In diesem Zusammenhang kann das, von Antonovsky im Rahmen seines salutogenetischen Konzeptes erläuterte Kohärenzgefühl, auch in Hinblick auf supportive Maßnahmen in der Psychoonkologie zum ganzheitlichen Verständnis beitragen. Der Autor geht dabei von der Tatsache aus, dass Stressoren omnipräsent sind. Dennoch überleben viele Menschen mit einer hohen Stressorbelastung und kommen sogar gut damit zurecht. Die Konfrontation mit einem Stressor resultiert in einen Spannungszustand, mit dem das Individuum umgehen muss. Ob das Ergebnis pathologisch sein wird, neutral oder gesund, hängt von der Angemessenheit der Spannungsbearbeitung ab. Damit wird die Frage der Faktoren, die die Verarbeitung von Spannung determinieren, zur Schlüsselfrage der Gesundheitswissenschaften. Zum adäquaten Umgang mit Stressoren bedarf es generalisierter Widerstandsressourcen. Darauf baute Antonovsky das Konzept des Kohärenzgefühls auf. Gelingt es den zahllosen Stressoren, mit denen jeder Mensch fortlaufend konfrontiert ist, einen Sinn zu geben, so entwickelt sich durch diese sinnhafte Erfahrung mit der Zeit ein starkes Kohärenzgefühl. Dies ist eine globale Orientierung, die das Maß ausdrückt, in dem man ein durchdringendes, andauerndes aber dynamisches Gefühl des Vertrauens hat, dass die eigene interne und externe Umwelt vorhersagbar ist und dass es eine hohe Wahrscheinlichkeit gibt, wonach sich die Dinge so entwickeln werden, wie vernünftigerweise erwartet werden kann. (11). Psychosoziale Ressourcen wie Selbstwirksamkeitserwartung, Optimismus und Pessimismus, die im SWOP-Fragebogen (s.u.) erfasst werden, sowie soziale Unterstützung geben Hinweise auf die Bewältigungskapazitäten in belastenden Situationen. In Bezug auf die soziale Unterstützung bei Brustkrebspatientinnen ist vor allem die Partnerschaft von Bedeutung. Die Unterstützung durch einen Partner wird als positiver Faktor für die Krankheitsverarbeitung gesehen (12,13).

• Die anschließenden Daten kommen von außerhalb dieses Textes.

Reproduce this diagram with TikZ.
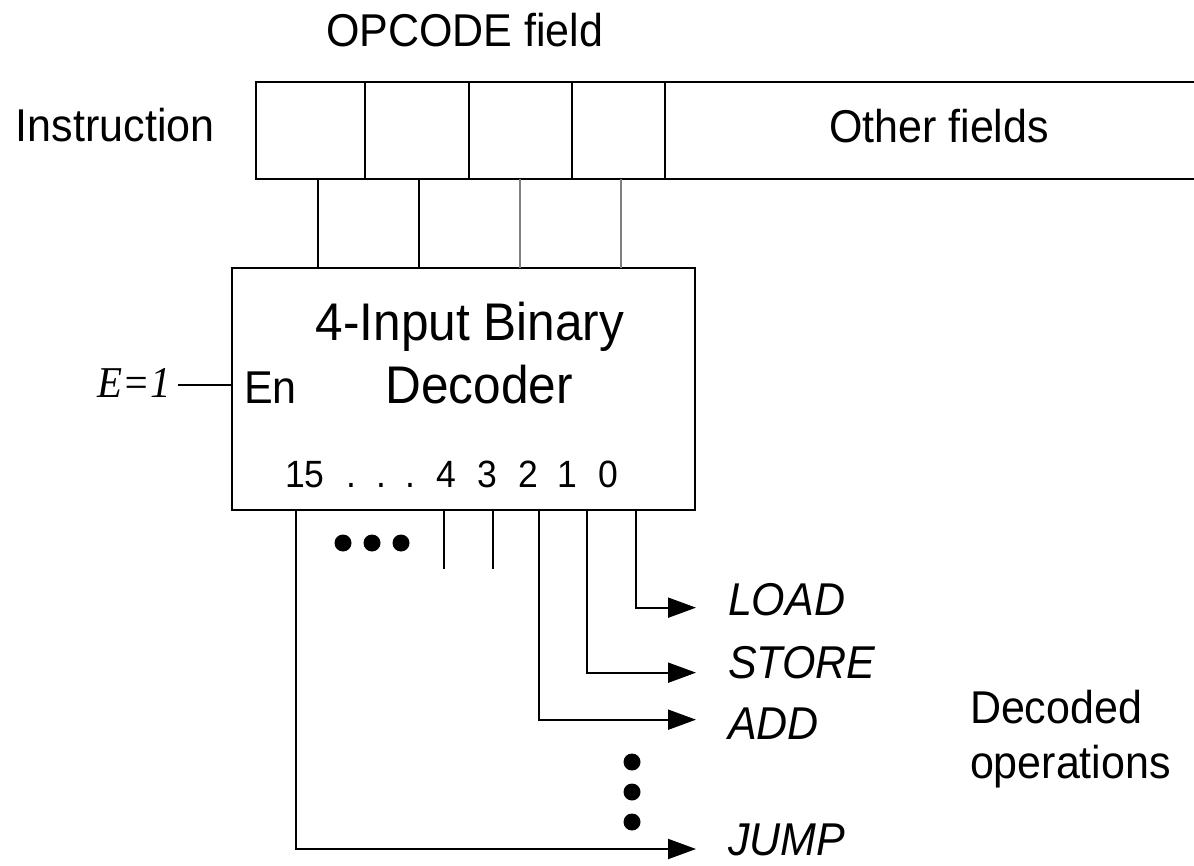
\documentclass[tikz,border=0pt]{standalone}
\usepackage{fontspec}
\setmainfont{Liberation Sans}[FakeStretch=0.935]
\newfontfamily\timesfont{Liberation Serif}[FakeStretch=0.93]
\usetikzlibrary{arrows.meta}
\begin{document}
\begin{tikzpicture}[x=0.5pt,y=-0.5pt,
  every node/.style={inner sep=0pt, outer sep=0pt},
  wire/.style={line width=1pt},
  greywire/.style={line width=1pt, draw=black!50},
  field/.style={draw, line width=1pt, minimum height=48.5pt},
  lbl/.style={font=\fontsize{23}{27.5}\selectfont},
  title/.style={font=\fontsize{26.5}{31.5}\selectfont, anchor=base},
  oplbl/.style={font=\fontsize{23}{27.5}\selectfont\itshape, anchor=base west},
  pin/.style={font=\fontsize{19}{22}\selectfont, anchor=base},
  dot/.style={circle, fill, minimum size=8.5pt},
  arr/.style={line width=1pt, -{Triangle[length=14pt,width=10pt]}}
]
\useasboundingbox (0,0) rectangle (1194,866);

% labels above / left
\node[lbl, anchor=base west] (opc) at (326,47) {OPCODE field};
\node[lbl, anchor=base west] (instr) at (16,142) {Instruction};

% instruction register
\node[field, minimum width=54.5pt] (f1) at (310.5,130.5) {};
\node[field, minimum width=52pt]   (f2) at (417,130.5) {};
\node[field, minimum width=51.5pt] (f3) at (520.5,130.5) {};
\node[field, minimum width=46.5pt] (f4) at (618.5,130.5) {};
\coordinate (regend) at (1198,130.5);
\node[lbl, anchor=base] (other) at (939,143) {Other fields};
\draw[wire] (f4.north east) -- (f4.north east -| regend);
\draw[wire] (f4.south east) -- (f4.south east -| regend);

% decoder
\node[draw, line width=1pt, minimum width=231.5pt, minimum height=121pt] (dec) at (463.5,389) {};
\node[title] (t1) at (470,340) {4-Input Binary};
\node[title] (t2) at (479,403) {Decoder};
\node[lbl, anchor=base west] (en) at (244,403) {En};
\node[font=\timesfont\itshape\fontsize{22}{26}\selectfont, anchor=base east] (e) at (171,397) {E=1};
\draw[wire] ([xshift=3.5pt,yshift=-1.5pt]e.east) -- ([yshift=-1.5pt]e.east -| dec.west);

% inputs
\draw[wire] ([xshift=3.75pt]f1.south) -- ([xshift=3.75pt]f1.south |- dec.north);
\draw[wire] ([xshift=1pt]f2.south) -- ([xshift=1pt]f2.south |- dec.north);
\draw[greywire] ([xshift=-0.25pt]f3.south) -- ([xshift=-0.25pt]f3.south |- dec.north);
\draw[greywire] ([xshift=1.25pt]f4.south) -- ([xshift=1.25pt]f4.south |- dec.north);

% pin numbers
\node[pin] (p15) at (305,487) {15};
\node[pin] (pd)  at (381,487) {.\ \ .\ \ .};
\node[pin] (p4)  at (446,487) {4};
\node[pin] (p3)  at (487,487) {3};
\node[pin] (p2)  at (528,487) {2};
\node[pin] (p1)  at (567,487) {1};
\node[pin] (p0)  at (608,487) {0};

% output positions
\coordinate (o15) at (296,0);
\coordinate (o2)  at (539,0);
\coordinate (o1)  at (587,0);
\coordinate (o0)  at (636,0);
\coordinate (s4)  at (444,569);
\coordinate (s3)  at (493,569);

% output labels
\node[oplbl] (load)  at (728,615) {LOAD};
\node[oplbl] (store) at (728,678) {STORE};
\node[oplbl] (add)   at (728,739) {ADD};
\node[oplbl] (jump)  at (728,855) {JUMP};

% outputs
\draw[wire] (dec.south -| s4) -- (s4);
\draw[wire] (dec.south -| s3) -- (s3);
\draw[arr] (dec.south -| o0) |- ([xshift=-16pt,yshift=-4.25pt]load.west);
\draw[arr] (dec.south -| o1) |- ([xshift=-16pt,yshift=-5.25pt]store.west);
\draw[arr] (dec.south -| o2) |- ([xshift=-16pt,yshift=1.75pt]add.west);
\draw[arr] (dec.south -| o15) |- ([xshift=-16pt,yshift=3pt]jump.base west);

% dots
\node[dot] (h1) at (343,543) {};
\node[dot] (h2) at (372,543) {};
\node[dot] (h3) at (401,543) {};
\node[dot] (v1) at (632,762) {};
\node[dot] (v2) at (632,792) {};
\node[dot] (v3) at (632,822) {};

% decoded operations
\node[lbl, align=left, anchor=north west] (decop) at (970,690) {Decoded\\operations};
\end{tikzpicture}
\end{document}
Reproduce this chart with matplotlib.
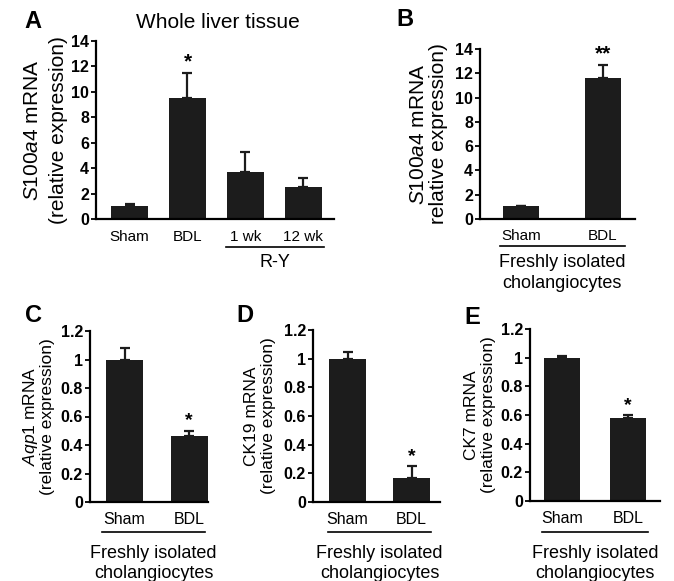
import matplotlib
matplotlib.use('Agg')
import matplotlib.pyplot as plt

plt.rcParams['font.family'] = ['Liberation Sans', 'DejaVu Sans']
plt.rcParams['mathtext.fontset'] = 'custom'
plt.rcParams['mathtext.it'] = 'Liberation Sans:italic'
plt.rcParams['mathtext.rm'] = 'Liberation Sans'

# data
a_groups = ['Sham', 'BDL', '1 wk', '12 wk']
a_values = [1.05, 9.5, 3.7, 2.55]
a_errors = [0.1, 2.0, 1.6, 0.65]
a_stars = ['', '*', '', '']

b_groups = ['Sham', 'BDL']
b_values = [1.03, 11.65]
b_errors = [0.07, 1.05]
b_stars = ['', '**']

c_groups = ['Sham', 'BDL']
c_values = [1.0, 0.46]
c_errors = [0.08, 0.04]
c_stars = ['', '*']

d_groups = ['Sham', 'BDL']
d_values = [1.0, 0.17]
d_errors = [0.045, 0.08]
d_stars = ['', '*']

e_groups = ['Sham', 'BDL']
e_values = [1.0, 0.58]
e_errors = [0.01, 0.02]
e_stars = ['', '*']

big_ticks = [0, 2, 4, 6, 8, 10, 12, 14]
big_tick_labels = ['0', '2', '4', '6', '8', '10', '12', '14']
small_ticks = [0, 0.2, 0.4, 0.6, 0.8, 1.0, 1.2]
small_tick_labels = ['0', '0.2', '0.4', '0.6', '0.8', '1', '1.2']

W, H = 674, 581
fig = plt.figure(figsize=(W / 100, H / 100), dpi=100)
bar_color = '#1c1c1c'


def make_panel(rect, groups, values, errors, stars, ticks, tick_labels, ymax,
               xlim, width, letter, letter_xy, ylab1, ylab2, ylab_size,
               lab_x, cat_size, cat_pad, star_size):
    l, r, t, b = rect
    ax = fig.add_axes([l / W, 1 - b / H, (r - l) / W, (b - t) / H])
    x = list(range(len(groups)))
    ax.bar(x, values, width=width, color=bar_color, zorder=2)
    ax.errorbar(x, values, yerr=[[0] * len(errors), errors], fmt='none',
                ecolor=bar_color, elinewidth=1.6, capsize=3.5, capthick=1.6, zorder=1)
    for xi, v, e, s in zip(x, values, errors, stars):
        if s:
            ax.annotate(s, (xi, v + e), xytext=(0, 1), textcoords='offset points',
                        ha='center', va='bottom', fontsize=star_size, fontweight='bold')
    ax.set_xlim(*xlim)
    ax.set_ylim(0, ymax)
    ax.set_yticks(ticks)
    ax.set_yticklabels(tick_labels, fontweight='bold', fontsize=11.5)
    ax.set_xticks(x)
    ax.set_xticklabels(groups, fontsize=cat_size)
    ax.tick_params(axis='x', length=0, pad=cat_pad)
    ax.tick_params(axis='y', length=3.5, width=1.3, pad=1.5, direction='out')
    for side in ['top', 'right']:
        ax.spines[side].set_visible(False)
    for side in ['left', 'bottom']:
        ax.spines[side].set_linewidth(1.6)
    fig.text(letter_xy[0] / W, 1 - letter_xy[1] / H, letter, fontsize=17,
             fontweight='heavy', ha='center', va='center')
    yc = 1 - (t + b) / 2 / H
    fig.text((l - lab_x[0]) / W, yc, ylab1, rotation=90, fontsize=ylab_size,
             ha='center', va='center')
    fig.text((l - lab_x[1]) / W, yc, ylab2, rotation=90, fontsize=ylab_size,
             ha='center', va='center')
    return ax


def group_line(ax, x0, x1, ypx, text_lines, text_y, size=13):
    rect_h = ax.get_position().height * H
    y = -ypx / rect_h
    ax.plot([x0, x1], [y, y], transform=ax.get_xaxis_transform(), color='black',
            lw=1.2, clip_on=False)
    for i, s in enumerate(text_lines):
        ax.text((x0 + x1) / 2, -(text_y + i * 21) / rect_h, s,
                transform=ax.get_xaxis_transform(), ha='center', va='center',
                fontsize=size)


axA = make_panel((96, 334, 41, 219), a_groups, a_values, a_errors, a_stars,
                 big_ticks, big_tick_labels, 14, (-0.58, 3.53), 0.63,
                 'A', (33, 21), r'$\mathit{S100a4}$ mRNA', '(relative expression)', 15,
                 (63, 38), 11, 8, 15)
fig.text(218 / W, 1 - 22 / H, 'Whole liver tissue', fontsize=15, ha='center', va='center')
group_line(axA, 1.67, 3.35, 28, ['R-Y'], 44)

axB = make_panel((480, 635, 49, 219), b_groups, b_values, b_errors, b_stars,
                 big_ticks, big_tick_labels, 14, (-0.5, 1.39), 0.43,
                 'B', (405, 20), r'$\mathit{S100a4}$ mRNA', 'relative expression)', 15,
                 (62, 42), 11, 7, 15)
group_line(axB, -0.26, 1.27, 27, ['Freshly isolated', 'cholangiocytes'], 44)

axC = make_panel((90, 208, 331, 502), c_groups, c_values, c_errors, c_stars,
                 small_ticks, small_tick_labels, 1.2, (-0.535, 1.29), 0.57,
                 'C', (34, 315), r'$\mathit{Aqp1}$ mRNA', '(relative expression)', 12.5,
                 (59, 42), 11.5, 7, 14)
group_line(axC, -0.35, 1.25, 30, ['Freshly isolated', 'cholangiocytes'], 51)

axD = make_panel((313, 440, 330, 502), d_groups, d_values, d_errors, d_stars,
                 small_ticks, small_tick_labels, 1.2, (-0.54, 1.445), 0.58,
                 'D', (245, 315), 'CK19 mRNA', '(relative expression)', 12.5,
                 (62, 45), 11.5, 7, 14)
group_line(axD, -0.3, 1.3, 30, ['Freshly isolated', 'cholangiocytes'], 51)

axE = make_panel((530, 660, 329, 501), e_groups, e_values, e_errors, e_stars,
                 small_ticks, small_tick_labels, 1.2, (-0.485, 1.485), 0.545,
                 'E', (472, 317), 'CK7 mRNA', '(relative expression)', 12.5,
                 (59, 42), 11.5, 7, 14)
group_line(axE, -0.3, 1.3, 31, ['Freshly isolated', 'cholangiocytes'], 52)

fig.savefig('out.png', dpi=100)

Die perioperative Behandlungsphase beinhaltet, neben der Belastung durch die Diagnosestellung, die Belastung durch die Operation an sich mit individuell unterschiedlich ausgeprägten Ängsten hinsichtlich des noch zu erwartenden histologischen Befundes und der dementsprechenden weiteren Behandlung. Goerling et al. berichten in einer Untersuchung zum psychosozialen Betreuungsbedarf bei stationären Tumorpatienten bei ca. 40% der Patienten Bedarf an Unterstützung, welcher bei Frauen höher eingeschätzt wurde. Unsicherheiten hinsichtlich des Operationsergebnisses forderten einen höheren Betreuungsbedarf (14). Die Autoren weisen im Hinblick auf die Prävention psychischer Komorbiditäten auf eine frühe psychoonkologische Diagnostik und Intervention hin.

Ziel der vorliegenden Studie ist es, die subjektiv wahrgenommene psychische Belastung und die wahrgenommenen Ressourcen von Brustkrebspatientinnen in der perioperativen Phase, 1-2 Tage nach der Operation, zu untersuchen.

Außerdem soll überprüft werden, ob die Art der Operation (Mastektomie vs. BET) und psychosoziale Ressourcen mit der Stressbelastung in der Akutbehandlungsphase zusammenhängen. Darüber hinaus soll untersucht werden, ob belastete Patientinnen häufiger Gesprächsbedarf haben als weniger belastete Patientinnen.